Cette page est dite «nouvelle» parce qu’elle nous faits créatures nouvelles (Gal 6, 15). Elle demeurera une lettre morte, comme l’a si bien compris saint Jean, si nous nous contentons de dire : si nous disons aimer Dieu mais que nous entretenons de la haine dans nos cœurs, nous sommes des menteurs, de faux chrétiens, des chrétiens sans cœur, car celui qui n'aime pas son frère qu'il voit, ne peut pas aimer Dieu qu'il ne voit pas (1 Jn 4, 20).
Heureux sommes-nous ce soir, d’entendre Jésus nous dire parce que nous avons bien répondu, parce que nous vivons de notre mieux cette page : tu n’es pas loin du Royaume des Cieux. Ce qui est premier ne sera jamais dans l’ordre du savoir mais dans l’ordre de l’être : être en état de ressemblance et non de dissemblance avec ce Dieu unique parce qu’il n’y en a pas d’autre que lui (Mc 12, 32). Chaque jour, je commence.

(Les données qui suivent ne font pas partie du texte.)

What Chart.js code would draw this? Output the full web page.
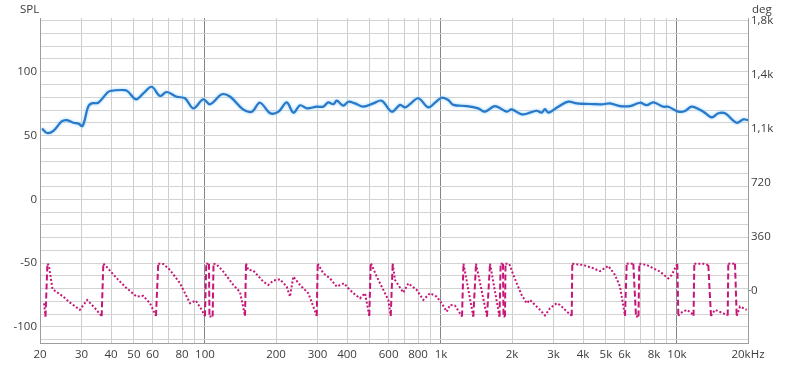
<!DOCTYPE html>
<html><head><meta charset="utf-8">
<script src="https://cdn.jsdelivr.net/npm/chart.js@4.4.1/dist/chart.umd.min.js"></script>
<style>html,body{margin:0;padding:0;background:#fff;overflow:hidden}canvas{display:block}</style>
</head><body>
<canvas id="c" width="800" height="369"></canvas>
<script>
// ---- data ----
const splFreq = [20.4,21.4,22.8,24.7,26.0,27.7,29.1,30.3,32.0,33.1,
  35.3,38.3,39.6,45.8,47.3,51.0,54.8,59.5,64.5,68.8,
  75.9,82.3,89.3,98.4,105,118,128,145,158,171,
  189,205,222,237,253,270,298,317,333,350,
  362,386,405,432,469,517,561,619,671,704,
  739,802,884,944,1007,1074,1128,1286,1439,1537,
  1694,1899,1994,2199,2384,2545,2672,2760,2850,3142,
  3464,3762,4422,4876,5204,5738,6325,6974,7444,7938,
  8754,9192,10134,10818,11548,12932,14040,14974,15980,17910,
  19104,20000];
const splDb = [55.5,52,53.7,61,62.1,60,59.3,57.5,72.6,75.2,
  75.7,83,84.9,85.6,84.3,78.4,83,88.2,81,84.1,
  80.4,79.2,71.3,78.4,74.5,82.3,80.4,70.5,68.7,75.7,
  67.4,68.7,76,67.9,73.7,71.3,72.6,72.6,76,74.5,
  77.3,73.4,76.5,75.2,72.6,75.2,77.3,68.7,74,72,
  74.6,79.2,72.1,75.7,79.6,77.8,74,73.1,71.3,68.7,
  73.1,68.7,70.5,66.6,67.9,69.4,67.9,70.7,67.9,72.6,
  76.5,75.2,74.6,74.5,75.2,73.1,73.1,75.7,73.8,76,
  72.6,72.6,68.7,69.2,72.6,68.7,64.2,67.4,67.4,60,
  62.7,62];

const phaseFreq = [20.8,21.1,21.5,21.8,22.6,25.1,26.8,29.5,31.7,34.2,
  36.5,37.1,37.7,42.3,46.6,51.4,54.8,58.5,62.0,63.4,
  66.6,71.1,78.4,86.4,91.4,96.9,100.0,101.3,104.0,104.5,
  107.8,108.7,112.1,119.6,131.9,140.8,147.8,149.3,152.6,160.3,
  176.7,185.6,194.8,207.9,222.0,229.2,236.8,252.7,274.2,297.6,
  300.4,317.3,338.8,361.6,388.4,405.1,425.2,453.9,476.6,497.0,
  503.9,508.8,534.3,569.9,598.3,612.5,624.6,638.7,692.5,727.2,
  789.3,842.0,898.7,959.4,1007,1058,1093,1147,1228,1246,
  1371,1408,1567,1614,1770,1791,1832,1841,1868,1877,
  1948,2026,2094,2198,2309,2384,2503,2628,2760,2898,
  3094,3195,3355,3581,3602,4010,4422,4721,5118,5464,
  5738,6024,6124,6532,6706,6871,6925,7444,7938,8474,
  9192,9502,9812,10034,10134,10302,11001,11548,11754,11846,
  12932,13579,13939,14496,15716,16408,16503,17618,17910,18497,
  19748];
const phaseDeg = [-85,-172,180,170,10,-40,-80,-128,-62,-117,
  -170,180,171,82,16,-40,-35,-84,-168,180,
  178,138,49,-84,-66,-128,-170,180,180,-172,
  -172,180,175,127,38,-10,-168,180,138,134,
  60,38,67,76,27,-40,94,38,-17,-168,
  180,116,82,27,49,16,-17,-51,-17,-168,
  180,171,94,5,-62,-168,180,71,-13,49,
  5,-62,-17,-40,-84,-140,-95,-100,-172,180,
  -172,180,-172,180,-172,180,180,-172,-172,180,
  178,105,49,-29,-84,-62,-95,-128,-165,-117,
  -84,-95,-128,-168,180,171,149,130,165,105,
  27,-168,180,180,-172,-172,180,171,149,127,
  82,105,149,180,-168,-151,-128,-151,-168,180,
  180,171,-168,-128,-151,-165,180,180,-168,-106,
  -128];

const xGridValues = [20,30,40,50,60,70,80,90,100,200,300,400,500,600,700,800,900,
  1000,2000,3000,4000,5000,6000,7000,8000,9000,10000,20000];
const xLabelValues = [20,30,40,50,60,80,100,200,300,400,600,800,1000,2000,3000,4000,5000,6000,8000,10000,20000];
const xLabelTexts = ['20','30','40','50','60','80','100','200','300','400','600','800','1k','2k','3k','4k','5k','6k','8k','10k','20kHz'];
const xDecadeValues = [100,1000,10000];
const splGridValues = [-110,-100,-90,-80,-70,-60,-50,-40,-30,-20,-10,0,10,20,30,40,50,60,70,80,90,100,110,120,130,140];
const splLabelValues = [-100,-50,0,50,100];
const degTickValues = [0,360,720,1080,1440,1800];
const degTickLabels = ['0','360','720','1,1k','1,4k','1,8k'];

// ---- chart ----
const FONT = {family:'"Open Sans", "Noto Sans", sans-serif', size:11.5};
const TXT = '#3c3c3c';

const titles = {id:'titles', afterDraw(chart){
  const c = chart.ctx; c.save();
  c.font = '11.5px "Open Sans", "Noto Sans", sans-serif';
  c.fillStyle = TXT; c.textAlign = 'left'; c.textBaseline = 'alphabetic';
  c.fillText('SPL', 20, 13);
  c.fillText('deg', 752, 13);
  c.restore();
}};
const glow = {id:'glow',
  beforeDatasetDraw(chart, args){ if(args.index===0){ const c=chart.ctx; c.save(); c.shadowColor='rgba(120,200,255,0.9)'; c.shadowBlur=3; } },
  afterDatasetDraw(chart, args){ if(args.index===0){ chart.ctx.restore(); } }
};

new Chart(document.getElementById('c'), {
  type:'line',
  data:{datasets:[
    {data: splFreq.map((f,i)=>({x:f,y:splDb[i]})), yAxisID:'y',
     borderColor:'#2a78c8', borderWidth:2.2, pointRadius:0, tension:0.35, fill:false},
    {data: phaseFreq.map((f,i)=>({x:f,y:phaseDeg[i]})), yAxisID:'y2',
     borderColor:'rgb(198,22,120)', borderWidth:2, pointRadius:0, tension:0, fill:false,
     borderDash:[2,2],
     segment:{borderDash: c => (Math.abs(c.p1.parsed.y - c.p0.parsed.y) > 250 && Math.abs(c.p1.x - c.p0.x) < 4) ? [6,3] : [2,2]}}
  ]},
  options:{
    responsive:false, animation:false, devicePixelRatio:1,
    layout:{padding:{top:18,left:0,right:0,bottom:0}},
    plugins:{legend:{display:false}, tooltip:{enabled:false}},
    scales:{
      x:{type:'logarithmic', min:20, max:20000,
        afterBuildTicks: s => { s.ticks = xGridValues.map(v=>({value:v})); },
        afterFit: s => { s.height = 26; },
        ticks:{autoSkip:false, maxRotation:0, minRotation:0, padding:5, color:TXT, font:FONT,
          callback: v => { const i = xLabelValues.indexOf(Number(v)); return i>=0 ? xLabelTexts[i] : ''; }},
        grid:{drawTicks:false, lineWidth:1,
          color: c => (c.tick && xDecadeValues.includes(c.tick.value)) ? '#858585' : '#cdcdcd'},
        border:{color:'#9d9d9d'}
      },
      y:{position:'left', min:-112.6, max:142.1,
        afterBuildTicks: s => { s.ticks = splGridValues.map(v=>({value:v})); },
        afterFit: s => { s.width = 40; },
        ticks:{autoSkip:false, padding:3, color:TXT, font:FONT,
          callback: v => splLabelValues.includes(v) ? String(v) : ''},
        grid:{drawTicks:false, color:'#d3d3d3', lineWidth:1},
        border:{color:'#9d9d9d'}
      },
      y2:{position:'right', min:-349, max:1818,
        afterBuildTicks: s => { s.ticks = degTickValues.map(v=>({value:v})); },
        afterFit: s => { s.width = 52; },
        ticks:{autoSkip:false, padding:0, color:TXT, font:FONT,
          callback: v => { const i = degTickValues.indexOf(v); return i>=0 ? degTickLabels[i] : ''; }},
        grid:{drawOnChartArea:false, drawTicks:true, tickLength:3,
          color: c => (c.tick && c.tick.value===0) ? '#888888' : 'rgba(0,0,0,0)'},
        border:{color:'#9d9d9d'}
      }
    }
  },
  plugins:[titles, glow]
});
</script>
</body></html>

Comme l’exprime ce temps du Carême, Jésus ne veut ni sacrifice, ni offrande mais nous veut pour faire sa volonté (He 10, 5-7), cette volonté qui se résume en une seule parole, tout près de nous, dans notre bouche, dans notre cœur : aime. Augustin précise : Aime et fais ce que tu veux. Aime et tu vivras. Je termine par ces mots de sœur Emmanuelle tirés de son Testament : Amis! J'ai cent ans et je voudrais vous dire : c'est passionnant de vivre en aimant! AMEN.